Он садится, и по залу пробегает недовольный ропот. Вожди Сената начинают протестовать. Почему, избавив римский народ от уже казавшейся неизбежной гибели, Цезарь намеревается покинуть его именно сейчас? Да, он объявил о восстановлении конституционных ценностей, и Сенат испытывает подобающую случаю благодарность. Но разве отсюда следует, что ради нового процветания традиций Республики Цезарь должен отказаться от своей роли хранителя государства? Неужели он хочет обречь свой народ на вечную анархию и войны? Ибо такова без него будет общая участь!
Быть может, он выслушает контрпредложение, чтобы не подвергать Республику несчастью? Цезарь объявил незаконными любые из своих действий и почестей, которые противоречат конституции, — очень хорошо, тогда пусть, как всякий консул получит в свое управление провинцию, правда такую, которая принесет ему двадцать с лишним легионов, и будет включать Испанию, Галлию, Сирию, Кипр и Египет, но тем не менее будет считаться провинцией. И пусть она останется за ним в течение десяти лет: в конце концов, такой срок не является неслыханным, разве не десять лет отец Цезаря, великий Юлий, правил Галлией? Республика будет процветать, и Цезарь будет исполнять свои обязанности перед Римом, и боги будут улыбаться и городу и человеку. По Сенату прокатился одобрительный ропот.

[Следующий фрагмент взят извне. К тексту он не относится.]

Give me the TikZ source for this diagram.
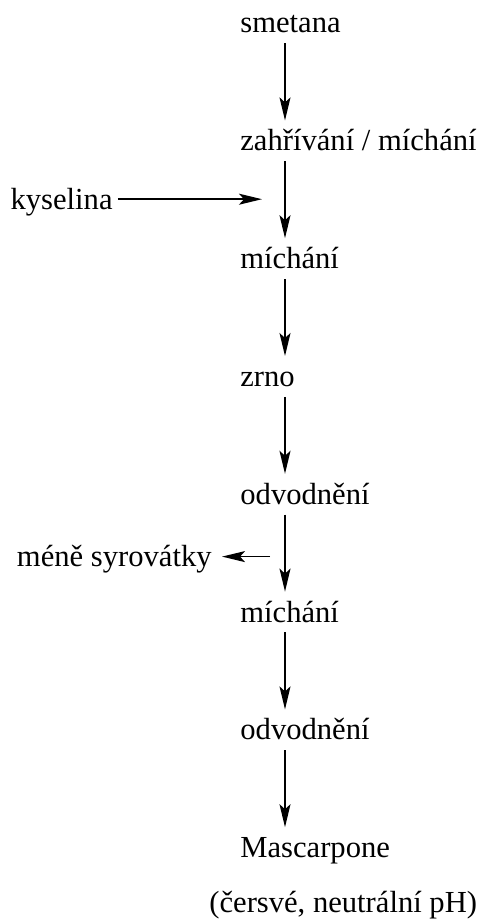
\documentclass[tikz,border=0pt]{standalone}
\usepackage{fontspec}
\setmainfont{Liberation Serif}
\usepackage{tikz}
\usetikzlibrary{arrows.meta}
\usetikzlibrary{positioning}
\tikzstyle{stepnode} = [font={\fontsize{15.3}{18}\selectfont}, inner sep=2.5pt,
        text height=12.5pt, text depth=2.5pt]
\tikzstyle{flow} = [line width=0.8pt, -{Stealth[length=11.5pt, width=5.5pt, inset=2.5pt]}]

\begin{document}
\begin{tikzpicture}
            \useasboundingbox (-117.5pt,16.5pt) rectangle (124.5pt,-443.5pt);
            \node [stepnode, anchor=base west] (smetana) at (0,0) {smetana};
            \node [stepnode, below=38.5pt of smetana.south west, anchor=north west] (heating) {zahřívání / míchání};
            \node [stepnode, below=38.5pt of heating.south west, anchor=north west] (mixing1) {míchání};
            \node [stepnode, below=38.5pt of mixing1.south west, anchor=north west] (grain) {zrno};
            \node [stepnode, below=38.5pt of grain.south west, anchor=north west] (drain1) {odvodnění};
            \node [stepnode, below=38.5pt of drain1.south west, anchor=north west] (mixing2) {míchání};
            \node [stepnode, below=38.5pt of mixing2.south west, anchor=north west] (drain2) {odvodnění};
            \node [stepnode, below=38.5pt of drain2.south west, anchor=north west] (mascarpone) {Mascarpone};
            \node [stepnode, below=7pt of mascarpone.south west, anchor=north west, xshift=-15.5pt] (note) {(čersvé, neutrální pH)};
            \coordinate (acidin) at ([shift={(13.5pt,-19pt)}]heating.south west);
            \coordinate (wheyout) at ([shift={(17.5pt,-21pt)}]drain1.south west);
            \node [stepnode, left=72pt of acidin] (acid) {kyselina};
            \node [stepnode, left=26.5pt of wheyout] (whey) {méně syrovátky};
            \draw [flow] ([xshift=25pt]smetana.south west) -- ([xshift=25pt]heating.north west);
            \draw [flow] ([xshift=25pt]heating.south west) -- ([xshift=25pt]mixing1.north west);
            \draw [flow] ([xshift=25pt]mixing1.south west) -- ([xshift=25pt]grain.north west);
            \draw [flow] ([xshift=25pt]grain.south west) -- ([xshift=25pt]drain1.north west);
            \draw [flow] ([xshift=25pt]drain1.south west) -- ([xshift=25pt]mixing2.north west);
            \draw [flow] ([xshift=25pt]mixing2.south west) -- ([xshift=25pt]drain2.north west);
            \draw [flow] ([xshift=25pt]drain2.south west) -- ([xshift=25pt]mascarpone.north west);
            \draw [flow] (acid) -- (acidin);
            \draw [flow, shorten >=2.5pt] (wheyout) -- (whey);
        \end{tikzpicture}
\end{document}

И кто такой Октавиан, чтобы отвечать отказом на подобную просьбу? Раз Республика нуждается в нем, то с любезностью, подобающей всякому гражданину, он готов подставить свое плечо под общее бремя. Благодарность Сената становится беспредельной. Какое великодушие — столь же большое, как и заслуженные Цезарем исключительные награды. За них должным образом проголосовали. Было решено, что дверные косяки его дома увьют лавровыми листьями, а над дверью поместят гражданский венец. В Доме Сената будет помещен золотой щит с упоминанием о проявленных им отваге, милосердии, справедливости и чувстве долга — проверенных временем римских добродетелях. А потом была предложена последняя почесть, новая и высшая, и единственная подобающая его заслугам. Было определено, чтобы Цезарь отныне именовался «Августом».